*** Data block ***

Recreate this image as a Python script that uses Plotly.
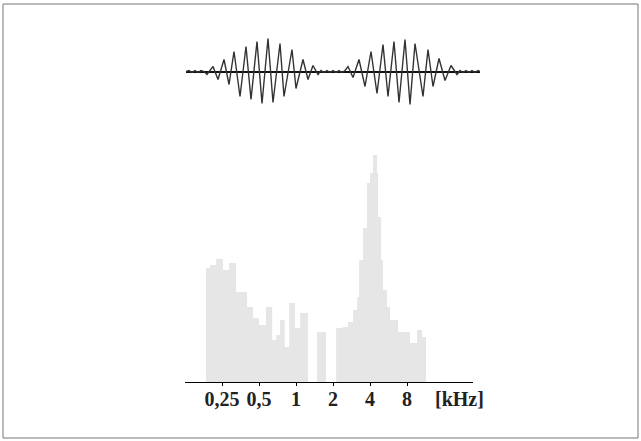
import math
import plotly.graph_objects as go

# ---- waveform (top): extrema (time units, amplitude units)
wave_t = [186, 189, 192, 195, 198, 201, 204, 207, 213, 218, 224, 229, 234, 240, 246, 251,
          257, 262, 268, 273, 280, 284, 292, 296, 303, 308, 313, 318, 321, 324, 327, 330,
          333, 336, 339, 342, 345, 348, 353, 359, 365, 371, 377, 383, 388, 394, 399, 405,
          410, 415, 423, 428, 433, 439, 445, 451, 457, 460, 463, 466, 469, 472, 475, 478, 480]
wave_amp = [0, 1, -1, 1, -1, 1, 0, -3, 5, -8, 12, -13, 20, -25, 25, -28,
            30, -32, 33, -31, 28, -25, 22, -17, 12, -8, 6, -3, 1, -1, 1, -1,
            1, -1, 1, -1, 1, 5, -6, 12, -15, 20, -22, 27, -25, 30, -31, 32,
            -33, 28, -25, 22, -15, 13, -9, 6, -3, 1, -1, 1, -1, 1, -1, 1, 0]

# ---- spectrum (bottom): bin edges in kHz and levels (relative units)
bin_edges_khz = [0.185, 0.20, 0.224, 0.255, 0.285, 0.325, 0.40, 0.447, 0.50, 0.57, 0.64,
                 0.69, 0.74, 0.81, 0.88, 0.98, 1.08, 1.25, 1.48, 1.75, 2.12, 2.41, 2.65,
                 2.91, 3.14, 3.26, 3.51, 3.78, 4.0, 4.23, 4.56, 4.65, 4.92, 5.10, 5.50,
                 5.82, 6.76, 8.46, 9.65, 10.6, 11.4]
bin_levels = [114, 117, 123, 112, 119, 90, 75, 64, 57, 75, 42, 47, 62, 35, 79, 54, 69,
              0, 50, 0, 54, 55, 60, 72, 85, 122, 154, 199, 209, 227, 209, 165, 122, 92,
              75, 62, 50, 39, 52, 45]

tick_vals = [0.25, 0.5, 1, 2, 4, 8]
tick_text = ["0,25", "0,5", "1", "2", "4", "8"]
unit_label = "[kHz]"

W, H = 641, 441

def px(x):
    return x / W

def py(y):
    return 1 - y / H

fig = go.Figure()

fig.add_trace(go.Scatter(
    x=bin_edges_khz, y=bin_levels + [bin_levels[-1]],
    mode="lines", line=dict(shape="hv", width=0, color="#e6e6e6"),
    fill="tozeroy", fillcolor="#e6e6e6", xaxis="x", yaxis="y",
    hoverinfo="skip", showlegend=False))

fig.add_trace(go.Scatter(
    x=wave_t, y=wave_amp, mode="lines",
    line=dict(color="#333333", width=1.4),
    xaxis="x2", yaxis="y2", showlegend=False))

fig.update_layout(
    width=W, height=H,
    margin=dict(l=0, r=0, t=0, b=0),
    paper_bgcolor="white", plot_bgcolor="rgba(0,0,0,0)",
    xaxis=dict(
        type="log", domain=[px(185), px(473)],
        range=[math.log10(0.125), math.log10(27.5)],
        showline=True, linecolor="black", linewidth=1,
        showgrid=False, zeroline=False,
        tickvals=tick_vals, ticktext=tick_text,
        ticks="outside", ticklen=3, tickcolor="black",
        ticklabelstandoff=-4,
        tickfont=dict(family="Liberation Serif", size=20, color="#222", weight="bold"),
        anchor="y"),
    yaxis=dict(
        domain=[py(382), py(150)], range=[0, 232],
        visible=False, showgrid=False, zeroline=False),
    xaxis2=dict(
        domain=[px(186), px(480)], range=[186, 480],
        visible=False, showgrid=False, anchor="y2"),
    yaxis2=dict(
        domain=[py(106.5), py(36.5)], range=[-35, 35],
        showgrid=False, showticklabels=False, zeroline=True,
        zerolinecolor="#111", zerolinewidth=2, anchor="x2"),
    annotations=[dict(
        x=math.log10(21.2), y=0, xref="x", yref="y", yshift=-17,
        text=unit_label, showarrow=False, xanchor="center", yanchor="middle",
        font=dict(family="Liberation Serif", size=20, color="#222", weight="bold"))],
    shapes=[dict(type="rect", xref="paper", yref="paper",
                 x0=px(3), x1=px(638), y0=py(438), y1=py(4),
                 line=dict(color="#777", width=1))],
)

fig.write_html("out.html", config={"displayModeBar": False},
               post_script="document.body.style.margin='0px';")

***

Pictures stay out. Print the data exactly, from its first line through the line containing "-1, 1, -1, 1, 0]".

Recreate this image as a Python script that uses Plotly.
import math
import plotly.graph_objects as go

# ---- waveform (top): extrema (time units, amplitude units)
wave_t = [186, 189, 192, 195, 198, 201, 204, 207, 213, 218, 224, 229, 234, 240, 246, 251,
          257, 262, 268, 273, 280, 284, 292, 296, 303, 308, 313, 318, 321, 324, 327, 330,
          333, 336, 339, 342, 345, 348, 353, 359, 365, 371, 377, 383, 388, 394, 399, 405,
          410, 415, 423, 428, 433, 439, 445, 451, 457, 460, 463, 466, 469, 472, 475, 478, 480]
wave_amp = [0, 1, -1, 1, -1, 1, 0, -3, 5, -8, 12, -13, 20, -25, 25, -28,
            30, -32, 33, -31, 28, -25, 22, -17, 12, -8, 6, -3, 1, -1, 1, -1,
            1, -1, 1, -1, 1, 5, -6, 12, -15, 20, -22, 27, -25, 30, -31, 32,
            -33, 28, -25, 22, -15, 13, -9, 6, -3, 1, -1, 1, -1, 1, -1, 1, 0]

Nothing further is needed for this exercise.